◆ Your goal
Retype verbatim only the lines below, starting at the one that contains "Output the web" and ending at the one that contains "['#000000', '#ff0000', '#00ff00', '#0000ff', '#ffae00'];". Pictures are excluded from the copy.
─── Data for processing
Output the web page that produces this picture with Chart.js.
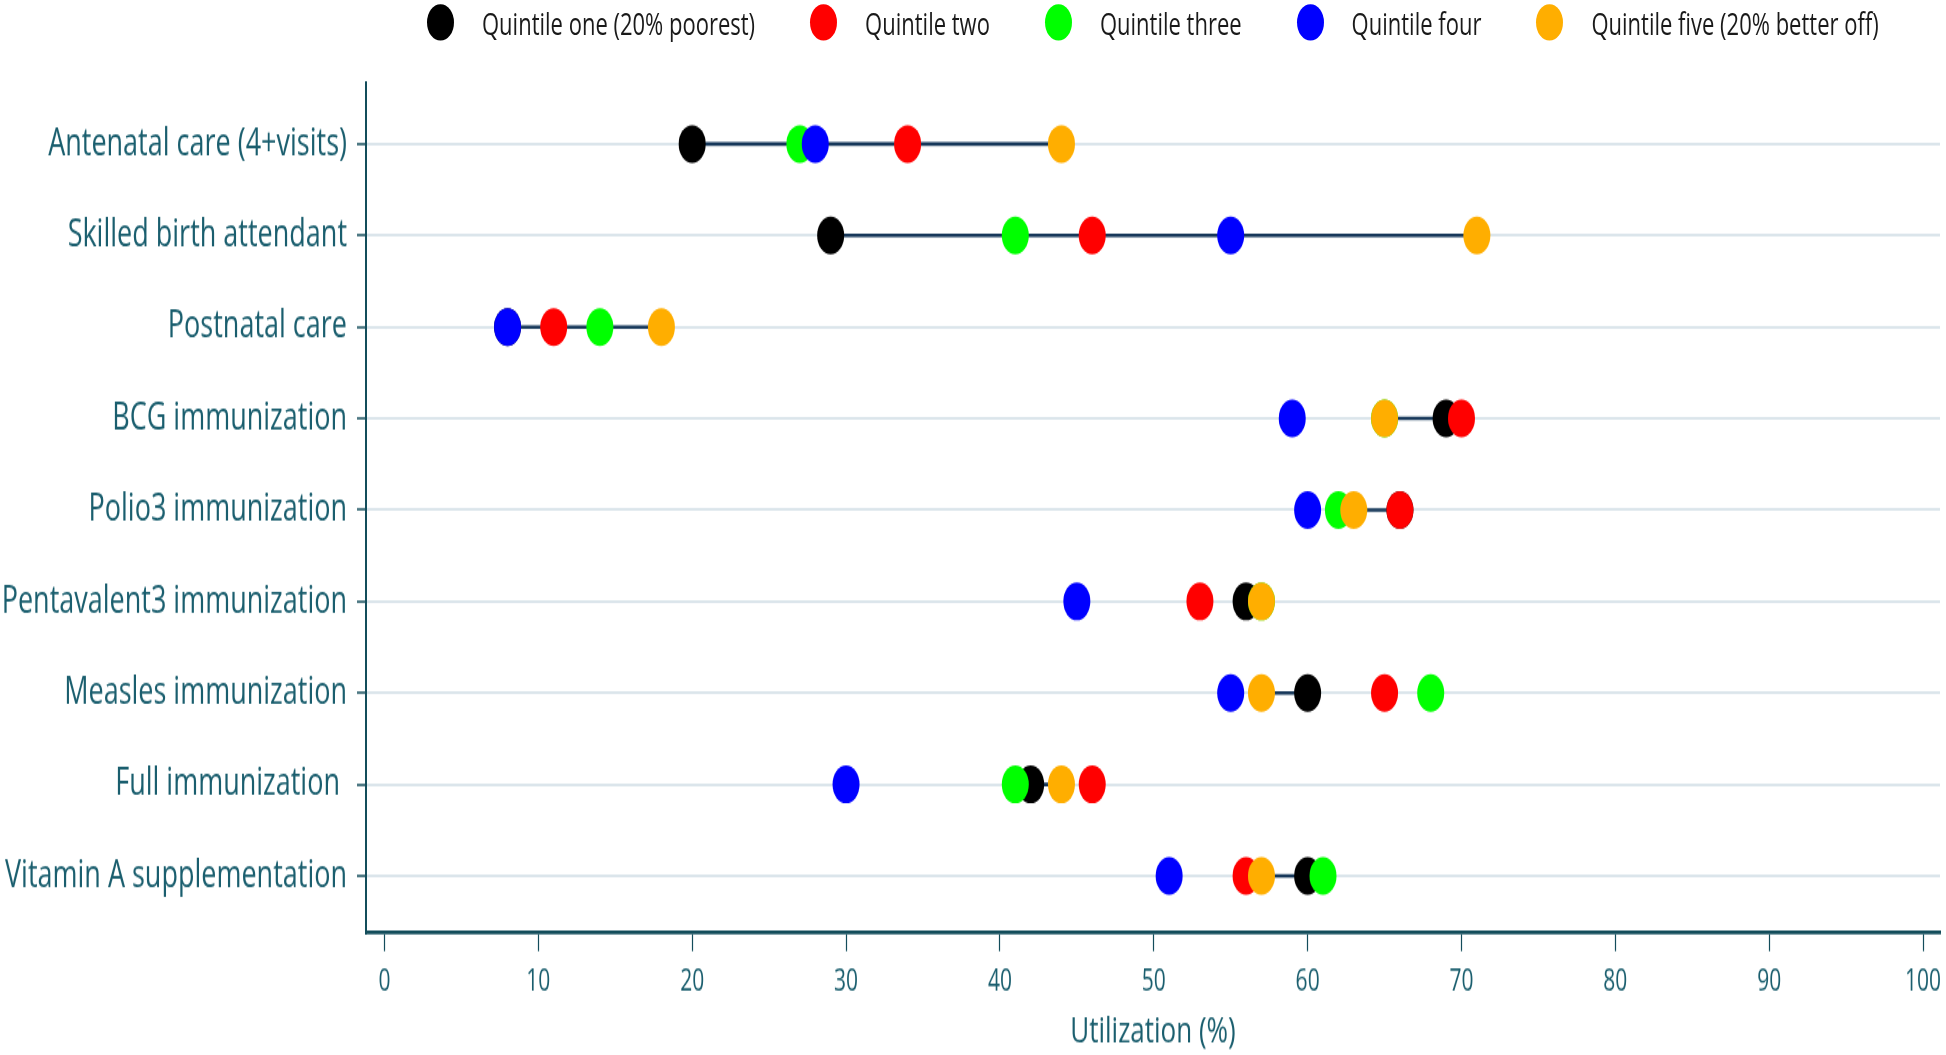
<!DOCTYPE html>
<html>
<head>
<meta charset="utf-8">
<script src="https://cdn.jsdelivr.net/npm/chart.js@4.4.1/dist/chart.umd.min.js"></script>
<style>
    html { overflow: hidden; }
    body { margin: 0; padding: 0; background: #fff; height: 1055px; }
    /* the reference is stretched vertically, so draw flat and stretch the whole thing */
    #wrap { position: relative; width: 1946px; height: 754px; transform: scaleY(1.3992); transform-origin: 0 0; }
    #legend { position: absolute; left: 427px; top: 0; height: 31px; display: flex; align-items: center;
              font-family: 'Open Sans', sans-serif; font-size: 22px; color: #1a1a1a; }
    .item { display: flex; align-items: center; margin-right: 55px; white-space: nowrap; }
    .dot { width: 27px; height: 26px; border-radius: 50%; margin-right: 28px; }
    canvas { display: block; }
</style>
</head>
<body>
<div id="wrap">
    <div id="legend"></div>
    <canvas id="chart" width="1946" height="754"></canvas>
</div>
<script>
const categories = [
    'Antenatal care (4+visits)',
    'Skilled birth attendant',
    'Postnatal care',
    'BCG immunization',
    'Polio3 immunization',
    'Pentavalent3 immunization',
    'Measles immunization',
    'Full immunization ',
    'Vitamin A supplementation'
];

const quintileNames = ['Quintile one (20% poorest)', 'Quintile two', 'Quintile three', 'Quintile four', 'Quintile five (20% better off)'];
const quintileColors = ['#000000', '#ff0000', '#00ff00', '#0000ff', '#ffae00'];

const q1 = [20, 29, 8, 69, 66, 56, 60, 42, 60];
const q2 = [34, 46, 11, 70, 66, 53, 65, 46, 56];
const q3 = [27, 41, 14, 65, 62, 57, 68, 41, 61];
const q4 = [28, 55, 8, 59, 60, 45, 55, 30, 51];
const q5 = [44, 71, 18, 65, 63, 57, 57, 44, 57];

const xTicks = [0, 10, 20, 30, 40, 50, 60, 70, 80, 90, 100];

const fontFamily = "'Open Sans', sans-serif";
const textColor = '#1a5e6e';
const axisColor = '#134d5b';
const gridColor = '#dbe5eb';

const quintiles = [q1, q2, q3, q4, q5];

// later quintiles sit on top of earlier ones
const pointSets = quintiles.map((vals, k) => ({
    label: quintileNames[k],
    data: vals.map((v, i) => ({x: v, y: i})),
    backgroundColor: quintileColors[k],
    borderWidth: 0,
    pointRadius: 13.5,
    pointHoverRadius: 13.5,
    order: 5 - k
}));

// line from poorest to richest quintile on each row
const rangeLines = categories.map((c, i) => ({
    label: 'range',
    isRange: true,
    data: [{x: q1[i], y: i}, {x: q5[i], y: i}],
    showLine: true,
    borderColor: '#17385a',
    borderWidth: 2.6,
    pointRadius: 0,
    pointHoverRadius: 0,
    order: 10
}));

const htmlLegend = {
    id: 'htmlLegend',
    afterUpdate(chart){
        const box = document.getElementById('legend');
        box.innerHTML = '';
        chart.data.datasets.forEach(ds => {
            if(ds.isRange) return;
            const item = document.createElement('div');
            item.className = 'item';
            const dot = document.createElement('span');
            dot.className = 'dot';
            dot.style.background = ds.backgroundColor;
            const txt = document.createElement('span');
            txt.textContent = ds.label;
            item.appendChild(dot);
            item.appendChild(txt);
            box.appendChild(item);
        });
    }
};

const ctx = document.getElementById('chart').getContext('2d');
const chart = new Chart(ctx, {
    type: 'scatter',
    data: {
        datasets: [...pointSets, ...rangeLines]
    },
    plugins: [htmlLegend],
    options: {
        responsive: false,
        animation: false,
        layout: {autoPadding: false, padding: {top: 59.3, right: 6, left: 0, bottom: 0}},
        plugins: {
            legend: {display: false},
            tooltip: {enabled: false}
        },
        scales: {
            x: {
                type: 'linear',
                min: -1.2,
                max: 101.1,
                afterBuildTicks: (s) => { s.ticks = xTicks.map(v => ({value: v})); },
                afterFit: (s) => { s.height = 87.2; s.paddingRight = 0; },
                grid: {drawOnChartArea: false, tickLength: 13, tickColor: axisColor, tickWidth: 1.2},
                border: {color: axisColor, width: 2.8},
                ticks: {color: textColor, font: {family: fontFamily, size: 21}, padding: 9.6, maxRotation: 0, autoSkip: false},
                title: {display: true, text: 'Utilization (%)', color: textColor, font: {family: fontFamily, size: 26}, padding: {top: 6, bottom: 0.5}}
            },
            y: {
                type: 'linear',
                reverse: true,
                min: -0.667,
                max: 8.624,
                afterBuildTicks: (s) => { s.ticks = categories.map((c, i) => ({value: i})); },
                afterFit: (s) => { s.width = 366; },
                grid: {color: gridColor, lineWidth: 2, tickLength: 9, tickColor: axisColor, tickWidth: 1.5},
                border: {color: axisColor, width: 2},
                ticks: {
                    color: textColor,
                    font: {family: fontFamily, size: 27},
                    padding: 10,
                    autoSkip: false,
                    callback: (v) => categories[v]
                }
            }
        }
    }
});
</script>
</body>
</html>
──────
─── Data for processing
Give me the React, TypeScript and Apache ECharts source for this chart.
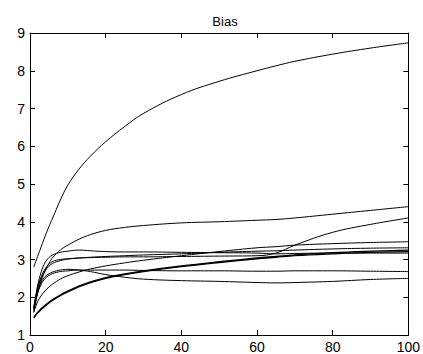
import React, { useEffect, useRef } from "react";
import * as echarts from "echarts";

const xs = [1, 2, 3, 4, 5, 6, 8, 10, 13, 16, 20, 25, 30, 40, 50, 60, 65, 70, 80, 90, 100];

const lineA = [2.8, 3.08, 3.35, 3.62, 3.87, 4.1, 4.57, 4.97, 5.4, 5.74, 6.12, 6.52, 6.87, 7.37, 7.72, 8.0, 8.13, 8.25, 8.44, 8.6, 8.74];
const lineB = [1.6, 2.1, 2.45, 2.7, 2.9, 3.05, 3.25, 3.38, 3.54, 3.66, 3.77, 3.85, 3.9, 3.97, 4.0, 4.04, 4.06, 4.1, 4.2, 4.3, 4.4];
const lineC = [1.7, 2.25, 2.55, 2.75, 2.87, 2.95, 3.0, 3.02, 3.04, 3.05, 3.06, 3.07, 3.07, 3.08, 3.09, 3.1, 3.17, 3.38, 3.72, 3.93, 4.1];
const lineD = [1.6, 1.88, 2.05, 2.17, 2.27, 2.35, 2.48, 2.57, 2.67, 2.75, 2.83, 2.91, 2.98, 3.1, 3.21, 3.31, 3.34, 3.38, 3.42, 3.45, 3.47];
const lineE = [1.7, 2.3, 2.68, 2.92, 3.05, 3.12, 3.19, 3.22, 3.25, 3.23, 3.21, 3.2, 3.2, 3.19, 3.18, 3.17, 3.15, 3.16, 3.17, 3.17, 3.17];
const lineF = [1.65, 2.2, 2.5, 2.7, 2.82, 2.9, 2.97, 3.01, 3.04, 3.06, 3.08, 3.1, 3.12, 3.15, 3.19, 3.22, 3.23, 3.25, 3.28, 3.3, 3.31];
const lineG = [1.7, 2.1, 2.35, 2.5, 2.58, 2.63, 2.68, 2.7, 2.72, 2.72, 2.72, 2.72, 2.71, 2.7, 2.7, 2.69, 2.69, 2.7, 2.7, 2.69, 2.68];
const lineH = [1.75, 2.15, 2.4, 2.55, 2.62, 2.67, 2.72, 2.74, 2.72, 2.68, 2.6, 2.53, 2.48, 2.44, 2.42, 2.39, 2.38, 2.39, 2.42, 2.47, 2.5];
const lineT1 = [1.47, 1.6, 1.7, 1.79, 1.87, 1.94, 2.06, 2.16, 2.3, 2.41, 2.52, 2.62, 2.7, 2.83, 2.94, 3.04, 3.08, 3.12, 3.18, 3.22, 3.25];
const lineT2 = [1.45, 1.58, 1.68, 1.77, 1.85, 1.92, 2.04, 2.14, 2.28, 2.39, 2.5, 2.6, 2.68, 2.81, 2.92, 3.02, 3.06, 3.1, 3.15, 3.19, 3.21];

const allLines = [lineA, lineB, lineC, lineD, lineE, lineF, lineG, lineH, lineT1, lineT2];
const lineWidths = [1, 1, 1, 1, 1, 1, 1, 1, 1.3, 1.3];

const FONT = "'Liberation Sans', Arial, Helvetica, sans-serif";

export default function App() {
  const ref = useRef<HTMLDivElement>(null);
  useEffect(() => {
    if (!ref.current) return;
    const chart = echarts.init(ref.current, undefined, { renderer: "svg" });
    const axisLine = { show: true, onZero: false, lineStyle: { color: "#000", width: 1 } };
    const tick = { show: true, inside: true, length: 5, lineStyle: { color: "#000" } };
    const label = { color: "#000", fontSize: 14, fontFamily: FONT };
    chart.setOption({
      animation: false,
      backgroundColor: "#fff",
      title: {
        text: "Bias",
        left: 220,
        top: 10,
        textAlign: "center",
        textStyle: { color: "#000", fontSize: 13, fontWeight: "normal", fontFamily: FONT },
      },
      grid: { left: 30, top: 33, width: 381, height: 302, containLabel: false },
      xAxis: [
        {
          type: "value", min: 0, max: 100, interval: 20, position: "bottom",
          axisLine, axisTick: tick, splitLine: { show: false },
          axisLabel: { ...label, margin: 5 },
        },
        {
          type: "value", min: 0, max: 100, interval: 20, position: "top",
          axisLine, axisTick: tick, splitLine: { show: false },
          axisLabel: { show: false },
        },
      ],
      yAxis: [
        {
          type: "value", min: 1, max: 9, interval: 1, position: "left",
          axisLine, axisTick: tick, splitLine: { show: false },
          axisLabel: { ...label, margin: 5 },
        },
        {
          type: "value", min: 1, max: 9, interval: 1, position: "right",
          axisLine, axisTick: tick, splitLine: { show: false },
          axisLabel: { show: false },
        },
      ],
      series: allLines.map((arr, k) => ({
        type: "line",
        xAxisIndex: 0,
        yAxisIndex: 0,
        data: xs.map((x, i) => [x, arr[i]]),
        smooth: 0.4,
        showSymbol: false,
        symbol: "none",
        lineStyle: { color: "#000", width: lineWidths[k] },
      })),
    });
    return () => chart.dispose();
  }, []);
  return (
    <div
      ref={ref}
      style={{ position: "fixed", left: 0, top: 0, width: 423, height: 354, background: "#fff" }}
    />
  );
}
──────
─── Data for processing
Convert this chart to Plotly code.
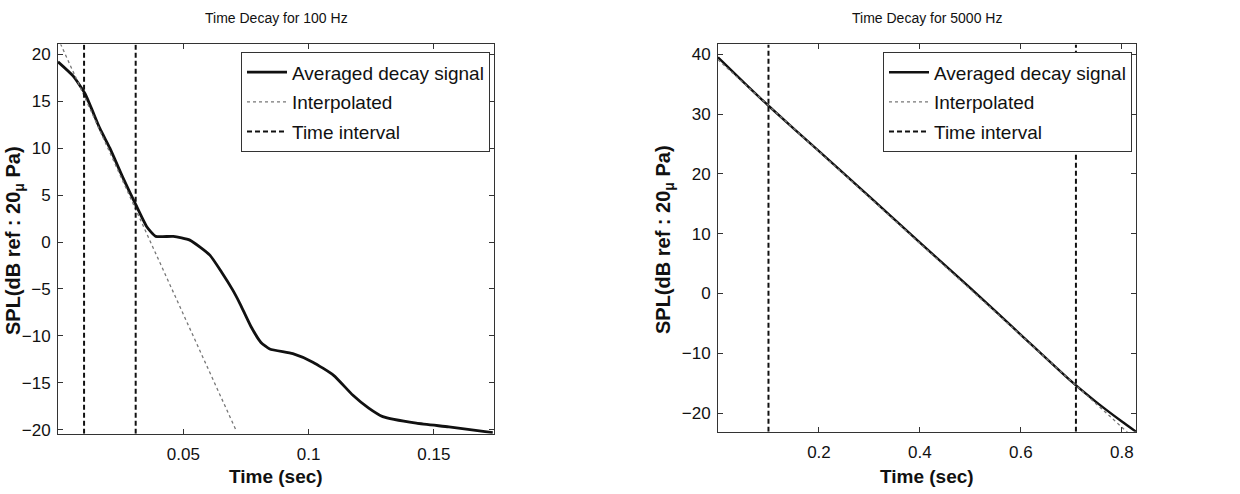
──────
◆ Result for this exercise
Output the web page that produces this picture with Chart.js.
<!DOCTYPE html>
<html>
<head>
<meta charset="utf-8">
<script src="https://cdn.jsdelivr.net/npm/chart.js@4.4.1/dist/chart.umd.min.js"></script>
<style>
    html { overflow: hidden; }
    body { margin: 0; padding: 0; background: #fff; height: 1055px; }
    /* the reference is stretched vertically, so draw flat and stretch the whole thing */
    #wrap { position: relative; width: 1946px; height: 754px; transform: scaleY(1.3992); transform-origin: 0 0; }
    #legend { position: absolute; left: 427px; top: 0; height: 31px; display: flex; align-items: center;
              font-family: 'Open Sans', sans-serif; font-size: 22px; color: #1a1a1a; }
    .item { display: flex; align-items: center; margin-right: 55px; white-space: nowrap; }
    .dot { width: 27px; height: 26px; border-radius: 50%; margin-right: 28px; }
    canvas { display: block; }
</style>
</head>
<body>
<div id="wrap">
    <div id="legend"></div>
    <canvas id="chart" width="1946" height="754"></canvas>
</div>
<script>
const categories = [
    'Antenatal care (4+visits)',
    'Skilled birth attendant',
    'Postnatal care',
    'BCG immunization',
    'Polio3 immunization',
    'Pentavalent3 immunization',
    'Measles immunization',
    'Full immunization ',
    'Vitamin A supplementation'
];

const quintileNames = ['Quintile one (20% poorest)', 'Quintile two', 'Quintile three', 'Quintile four', 'Quintile five (20% better off)'];
const quintileColors = ['#000000', '#ff0000', '#00ff00', '#0000ff', '#ffae00'];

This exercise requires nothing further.